For analysis of data by the parametric methods first, their parameters
were calculated by both the methods of moments and maximum likelihood
procedure then, MRD and MSRD were calculated for all months and all stations.
HYFA program was used for all calculations. Table 5
through Table 9 shows the minimum values of MRD and
MSRD for the best parametric methods (which are the methods with lowest
MRD and MSRD values).
RESULTS AND DISCUSSION
According to Table 4 and comparing the values of smoothing
parameter calculated from four methods, i.e., ROT, AC, LSCV, SJ for Boushehr
station, it is evident that the least values of bandwith results obtained
by LSCV evolve the least values of MRD and MSRD. Also, the results for
other stations in all months are similar to Boushehr. In general, for
all stations, in 82.7%, the least values of bandwidth resulted from LSCV
method, in 15.4% resulted from AC and in 1.9% resulted from SJ. These
results differ from the results of Kim and Heo (2002) because they obtained
the smallest values of the relative bias for SJ smoothing parameter in
most cases as mentioned in the introduction. However, it should be mentioned
that their conclusion was for flood quantiles estimation not for precipitation.

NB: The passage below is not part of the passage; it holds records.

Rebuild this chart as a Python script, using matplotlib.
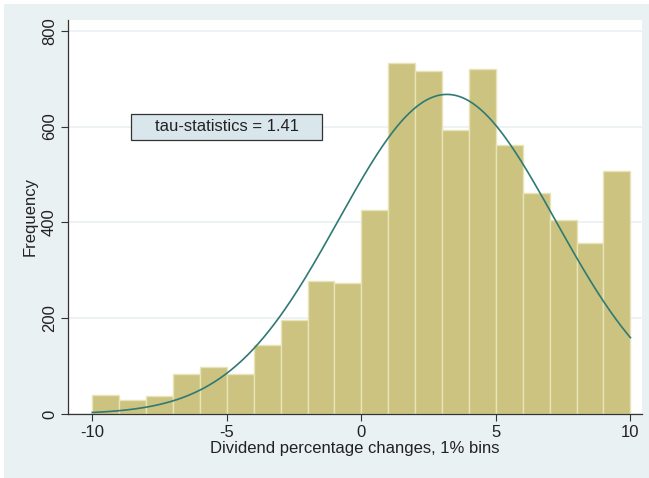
import matplotlib.pyplot as plt
import matplotlib.patches as mpatches
import numpy as np

plt.rcParams['font.family'] = ['Liberation Sans', 'DejaVu Sans']
plt.rcParams['axes.unicode_minus'] = False

# --- Histogram data: dividend percentage changes, 1% bins ---
bin_edges = list(range(-10, 11))
counts = [39, 29, 37, 83, 99, 84, 143, 196, 278, 273,
          426, 733, 715, 592, 720, 561, 461, 404, 357, 508]

# Normal overlay parameters (mean, sd) of the changes
mu = 3.18
sigma = 4.03

tau_text = 'tau-statistics = 1.41'

fig = plt.figure(figsize=(6.49, 4.78), dpi=100, facecolor='white')
# light background panel behind the plot region
fig.patches.append(mpatches.Rectangle((4 / 649, 0), 1, 1 - 4 / 478,
                                      transform=fig.transFigure,
                                      facecolor='#eaf1f3', edgecolor='none',
                                      zorder=-10))

ax = fig.add_axes([68 / 649, 1 - 414 / 478, (641.7 - 68) / 649, (414 - 20) / 478])
ax.set_facecolor('white')

widths = np.diff(bin_edges)
ax.bar(bin_edges[:-1], counts, width=widths, align='edge',
       color='#cbc37f', edgecolor='#e9e4b8', linewidth=1.0, zorder=2)

# normal density scaled to frequency
n_total = sum(counts)
xs = np.linspace(-10, 10, 400)
ys = n_total * 1.0 / (sigma * np.sqrt(2 * np.pi)) * np.exp(-0.5 * ((xs - mu) / sigma) ** 2)
ax.plot(xs, ys, color='#2f7a74', linewidth=1.2, zorder=3)

ax.set_xlim(-10.903, 10.42)
ax.set_ylim(0, 822.3)
ax.set_xticks([-10, -5, 0, 5, 10])
ax.set_yticks([0, 200, 400, 600, 800])
ax.set_yticklabels(['0', '200', '400', '600', '800'], rotation=90, va='center')
ax.tick_params(axis='both', labelsize=12, length=5, width=0.8,
               color='#333333', labelcolor='#222222', pad=3)

ax.yaxis.grid(True, color='#eaf1f3', linewidth=1.2, zorder=0)
ax.set_axisbelow(True)

for side in ['top', 'right']:
    ax.spines[side].set_visible(False)
for side in ['left', 'bottom']:
    ax.spines[side].set_color('#333333')
    ax.spines[side].set_linewidth(0.9)

ax.set_xlabel('Dividend percentage changes, 1% bins', fontsize=12, color='#222222', labelpad=1)
ax.set_ylabel('Frequency', fontsize=12, color='#222222', labelpad=3)

# text box for the statistic
ax.add_patch(mpatches.Rectangle((-5 - 3.55, 572), 7.1, 54, facecolor='#d9e6ec',
                                edgecolor='#333333', linewidth=0.9, zorder=4))
ax.text(-5, 599, tau_text, ha='center', va='center', fontsize=12, color='#222222',
        zorder=5)

fig.savefig('out.png', dpi=100, facecolor=fig.get_facecolor())
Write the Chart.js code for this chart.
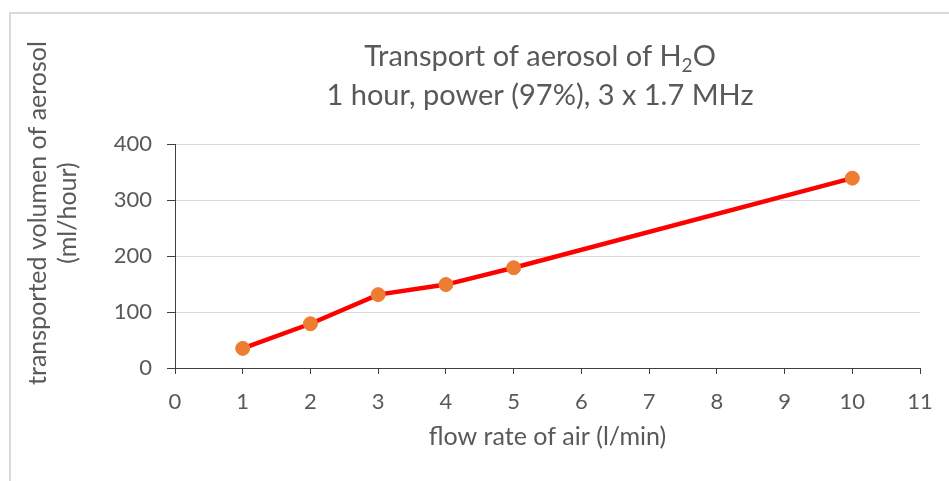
<!DOCTYPE html>
<html>
<head>
<meta charset="utf-8">
<script src="https://cdn.jsdelivr.net/npm/chart.js@4.4.0/dist/chart.umd.min.js"></script>
<style>
  html, body { margin: 0; padding: 0; background: #fff; }
  #wrap { position: relative; width: 949px; height: 481px; }
</style>
</head>
<body>
<div id="wrap"><canvas id="chart"></canvas></div>
<script>
// データ
const flowRates = [1, 2, 3, 4, 5, 10];
const volumes = [35, 79, 131, 149, 179, 339];
const xTickValues = [0, 1, 2, 3, 4, 5, 6, 7, 8, 9, 10, 11];
const yTickValues = [0, 100, 200, 300, 400];

// テキスト
const titleLine1 = ['Transport of aerosol of H', '2', 'O'];
const titleLine2 = '1 hour, power (97%), 3 x 1.7 MHz';
const yTitleLines = ['transported volumen of aerosol', '(ml/hour)'];
const xTitle = 'flow rate of air (l/min)';

const FONT = 'Lato, "Open Sans", sans-serif';
const TEXT_COLOR = '#595959';
const AXIS_COLOR = '#404040';

// 枠線・タイトル・縦軸タイトル
const decorPlugin = {
    id: 'decor',
    beforeDraw(chart) {
        const ctx = chart.ctx;
        ctx.save();
        ctx.fillStyle = '#fff';
        ctx.fillRect(0, 0, chart.width, chart.height);
        ctx.strokeStyle = '#d9d9d9';
        ctx.lineWidth = 2;
        ctx.beginPath();
        ctx.moveTo(10, chart.height);
        ctx.lineTo(10, 13);
        ctx.lineTo(chart.width, 13);
        ctx.stroke();
        ctx.restore();
    },
    afterDraw(chart) {
        const ctx = chart.ctx;
        ctx.save();
        ctx.fillStyle = TEXT_COLOR;
        ctx.textBaseline = 'middle';

        // タイトル1行目（H2Oの下付き文字）
        const big = '29px ' + FONT;
        const small = '19px ' + FONT;
        ctx.font = big;
        const w0 = ctx.measureText(titleLine1[0]).width;
        const w2 = ctx.measureText(titleLine1[2]).width;
        ctx.font = small;
        const w1 = ctx.measureText(titleLine1[1]).width;
        const cx = 540;
        let x = cx - (w0 + w1 + w2) / 2;
        ctx.textAlign = 'left';
        ctx.font = big;
        ctx.fillText(titleLine1[0], x, 57);
        x += w0;
        ctx.font = small;
        ctx.fillText(titleLine1[1], x, 66);
        x += w1;
        ctx.font = big;
        ctx.fillText(titleLine1[2], x, 57);

        // タイトル2行目
        ctx.textAlign = 'center';
        ctx.fillText(titleLine2, cx, 96);

        // 縦軸タイトル
        ctx.font = '25px ' + FONT;
        ctx.translate(0, 213);
        ctx.rotate(-Math.PI / 2);
        ctx.fillText(yTitleLines[0], 0, 38);
        ctx.fillText(yTitleLines[1], 0, 68);
        ctx.restore();
    }
};

const ctx = document.getElementById('chart').getContext('2d');
new Chart(ctx, {
    type: 'line',
    data: {
        datasets: [{
            data: flowRates.map((f, i) => ({ x: f, y: volumes[i] })),
            borderColor: '#ff0000',
            borderWidth: 4.5,
            pointBackgroundColor: '#ed7d31',
            pointBorderColor: '#ed7d31',
            pointBorderWidth: 1,
            pointRadius: 7,
            tension: 0,
            fill: false,
        }],
    },
    options: {
        responsive: true,
        maintainAspectRatio: false,
        animation: false,
        layout: {
            padding: { left: 0, right: 29, top: 144, bottom: 0 },
        },
        plugins: {
            legend: { display: false },
            title: { display: false },
            tooltip: { enabled: false },
        },
        scales: {
            x: {
                type: 'linear',
                min: 0,
                max: 11,
                afterBuildTicks(scale) {
                    scale.ticks = xTickValues.map(v => ({ value: v }));
                },
                afterFit(scale) {
                    scale.height = 113;
                },
                grid: {
                    drawOnChartArea: false,
                    drawTicks: true,
                    tickLength: 6,
                    tickColor: AXIS_COLOR,
                },
                border: { color: AXIS_COLOR, width: 1 },
                ticks: {
                    padding: 15,
                    color: TEXT_COLOR,
                    font: { size: 22, family: FONT },
                },
                title: {
                    display: true,
                    text: xTitle,
                    color: TEXT_COLOR,
                    font: { size: 25, family: FONT },
                    padding: { top: 0, bottom: 29 },
                },
            },
            y: {
                min: 0,
                max: 400,
                afterBuildTicks(scale) {
                    scale.ticks = yTickValues.map(v => ({ value: v }));
                },
                afterFit(scale) {
                    scale.width = 175;
                },
                grid: {
                    color: '#d9d9d9',
                    tickColor: AXIS_COLOR,
                    tickLength: 8,
                },
                border: { color: AXIS_COLOR, width: 1 },
                ticks: {
                    padding: 15,
                    color: TEXT_COLOR,
                    font: { size: 22, family: FONT },
                },
            },
        },
    },
    plugins: [decorPlugin],
});
</script>
</body>
</html>
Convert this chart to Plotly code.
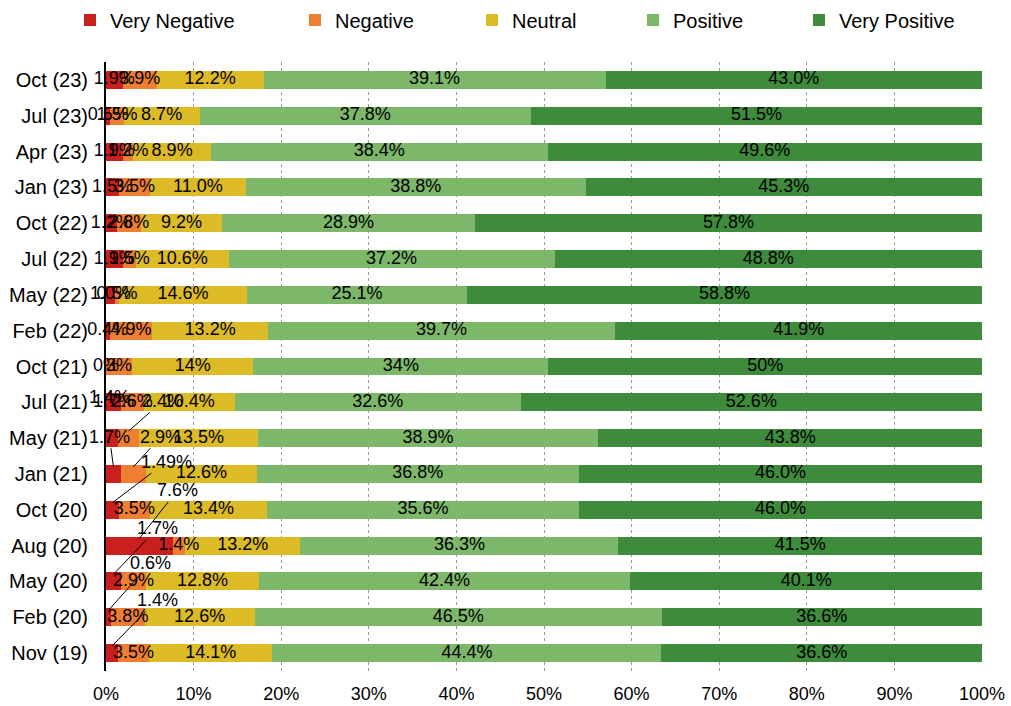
import plotly.graph_objects as go

# Survey waves, top to bottom
periods = ["Oct (23)", "Jul (23)", "Apr (23)", "Jan (23)", "Oct (22)", "Jul (22)",
           "May (22)", "Feb (22)", "Oct (21)", "Jul (21)", "May (21)", "Jan (21)",
           "Oct (20)", "Aug (20)", "May (20)", "Feb (20)", "Nov (19)"]

# Shares in percent, kept as text so the printed precision is preserved
very_negative = ["1.9", "0.5", "1.9", "1.5", "1.2", "1.9", "1.0", "0.4", "0", "1.7",
                 "1.4", "1.7", "1.49", "7.6", "1.7", "0.6", "1.4"]
negative = ["3.9", "1.5", "1.2", "3.5", "2.8", "1.5", "0.5", "4.9", "3", "2.6",
            "2.4", "2.9", "3.5", "1.4", "2.9", "3.8", "3.5"]
neutral = ["12.2", "8.7", "8.9", "11.0", "9.2", "10.6", "14.6", "13.2", "14", "10.4",
           "13.5", "12.6", "13.4", "13.2", "12.8", "12.6", "14.1"]
positive = ["39.1", "37.8", "38.4", "38.8", "28.9", "37.2", "25.1", "39.7", "34", "32.6",
            "38.9", "36.8", "35.6", "36.3", "42.4", "46.5", "44.4"]
very_positive = ["43.0", "51.5", "49.6", "45.3", "57.8", "48.8", "58.8", "41.9", "50", "52.6",
                 "43.8", "46.0", "46.0", "41.5", "40.1", "36.6", "36.6"]

x_ticks = [0, 10, 20, 30, 40, 50, 60, 70, 80, 90, 100]

series_names = ["Very Negative", "Negative", "Neutral", "Positive", "Very Positive"]
series_values = [very_negative, negative, neutral, positive, very_positive]
series_colors = ["#C8201F", "#EE7E32", "#DCBB27", "#7DB76A", "#3E8B3C"]

# Small-segment labels pulled out of their bar: (series, period) -> (dx px, dy px, leader line)
callouts = {
    ("Very Negative", "May (21)"): (-3, 41, False),
    ("Negative", "May (21)"): (34, -30, True),
    ("Very Negative", "Jan (21)"): (-4, -30, True),
    ("Negative", "Jan (21)"): (27, -30, True),
    ("Very Negative", "Oct (20)"): (54, -41, True),
    ("Very Negative", "Aug (20)"): (38, -48, True),
    ("Very Negative", "May (20)"): (44, -46, True),
    ("Very Negative", "Feb (20)"): (42, -47, True),
    ("Very Negative", "Nov (19)"): (45, -46, True),
}

FONT = "Liberation Sans, Arial, sans-serif"
numbers = [[float(s) for s in col] for col in series_values]
totals = [sum(col[i] for col in numbers) for i in range(len(periods))]

fig = go.Figure()
legend_ids = ["legend", "legend2", "legend3", "legend4", "legend5"]
for k, name in enumerate(series_names):
    fig.add_trace(go.Bar(
        y=periods, x=numbers[k], orientation="h", name=name,
        marker=dict(color=series_colors[k], line=dict(width=0)),
        legend=legend_ids[k], hoverinfo="skip",
    ))

# Segment labels at the middle of each (normalised) segment
annotations = []
start = [0.0] * len(periods)
for k, name in enumerate(series_names):
    xs, ys, texts = [], [], []
    for i, p in enumerate(periods):
        share = numbers[k][i] / totals[i] * 100
        mid = start[i] + share / 2
        start[i] += share
        label = series_values[k][i] + "%"
        key = (name, p)
        if key in callouts:
            dx, dy, leader = callouts[key]
            if leader:
                annotations.append(dict(
                    x=mid, y=i - 0.2, xref="x", yref="y", text=label,
                    showarrow=True, ax=dx, ay=dy, arrowhead=0, arrowwidth=1,
                    arrowcolor="black", standoff=0, startstandoff=0,
                    font=dict(size=18, color="black", family=FONT),
                ))
            else:
                annotations.append(dict(
                    x=mid, y=i, xref="x", yref="y", text=label, showarrow=False,
                    xshift=dx, yshift=dy,
                    font=dict(size=18, color="black", family=FONT),
                ))
            continue
        xs.append(mid)
        ys.append(p)
        texts.append(label)
    fig.add_trace(go.Scatter(
        x=xs, y=ys, text=texts, mode="text", textposition="middle center",
        textfont=dict(size=18, color="black", family=FONT),
        showlegend=False, hoverinfo="skip", cliponaxis=False,
    ))

# One single-entry legend per series, spread along the top
legend_px = [70, 295, 472, 633, 799]
plot_left, plot_width = 106, 876
plot_top, plot_height = 62, 609
legends = {}
for k, lid in enumerate(legend_ids):
    legends[lid] = dict(
        orientation="h", x=(legend_px[k] - plot_left) / plot_width, xanchor="left",
        y=(plot_top + plot_height - 20) / plot_height, yanchor="middle",
        font=dict(size=20, color="black", family=FONT),
        bgcolor="rgba(0,0,0,0)", borderwidth=0,
    )

fig.update_layout(
    width=1011, height=706,
    margin=dict(l=106, r=29, t=62, b=35, autoexpand=False),
    paper_bgcolor="white", plot_bgcolor="white",
    barmode="stack", barnorm="percent", bargap=0.5,
    font=dict(family=FONT, color="black"),
    annotations=annotations,
    xaxis=dict(
        range=[0, 100], tickmode="array", tickvals=x_ticks,
        ticktext=[f"{v}%" for v in x_ticks],
        showgrid=True, gridcolor="#9A9A9A", gridwidth=1, griddash="3px,3px",
        zeroline=False, showline=False, ticks="",
        tickfont=dict(size=18, color="black", family=FONT), ticklabelstandoff=10,
    ),
    yaxis=dict(
        range=[len(periods) - 0.5, -0.5], showline=True, linecolor="black", linewidth=2,
        showgrid=False, zeroline=False, ticks="",
        tickfont=dict(size=20, color="black", family=FONT), ticklabelstandoff=12,
    ),
    **legends,
)

fig.write_html("out.html")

Due to the positive skewness character of monthly precipitation data for all
raingauge stations (see Fig. 2 as an example) and regarding
to the Table 59 and comparing the values
of MRD and MSRD for all methods, the best fitted distributions to the data obtained.
In accordance to this comparison, logpearson type III in 61.5% of cases, two
parameter gamma in 25% of cases and three parameter lognormal in 13.5% of cases
resulted the first three best fitness to the data. Other approaches including
normal, two parameter lognormal, Pearson type III, Gumbel extreme value type
I and Gaussian (normal) kernel function could not fit the data. In all cases
the values of MRD and MSRD for parametric methods are lower than the tabulated
values for the nonparametric normal kernel and hence the latter method is not
a good approach for frequency analysis of monthly precipitation in Iran.
CONCLUSION
One of the most common characteristics of the monthly precipitation in
Iran is the character of positive skewness. In general, for all stations,
the least values of the smoothing parameter (h) or bandwidth resulted
from LSCV method (in 82.7%). However, comparing the values of MRD and
MSRD for parametric methods and non parametric normal kernel function
concluded that the best approach to give the best fitness to the data
is logpearson type III. These results obtained from the long length periods
of monthly precipitation for the first time in the country and therefore,
are the unique findings of this study.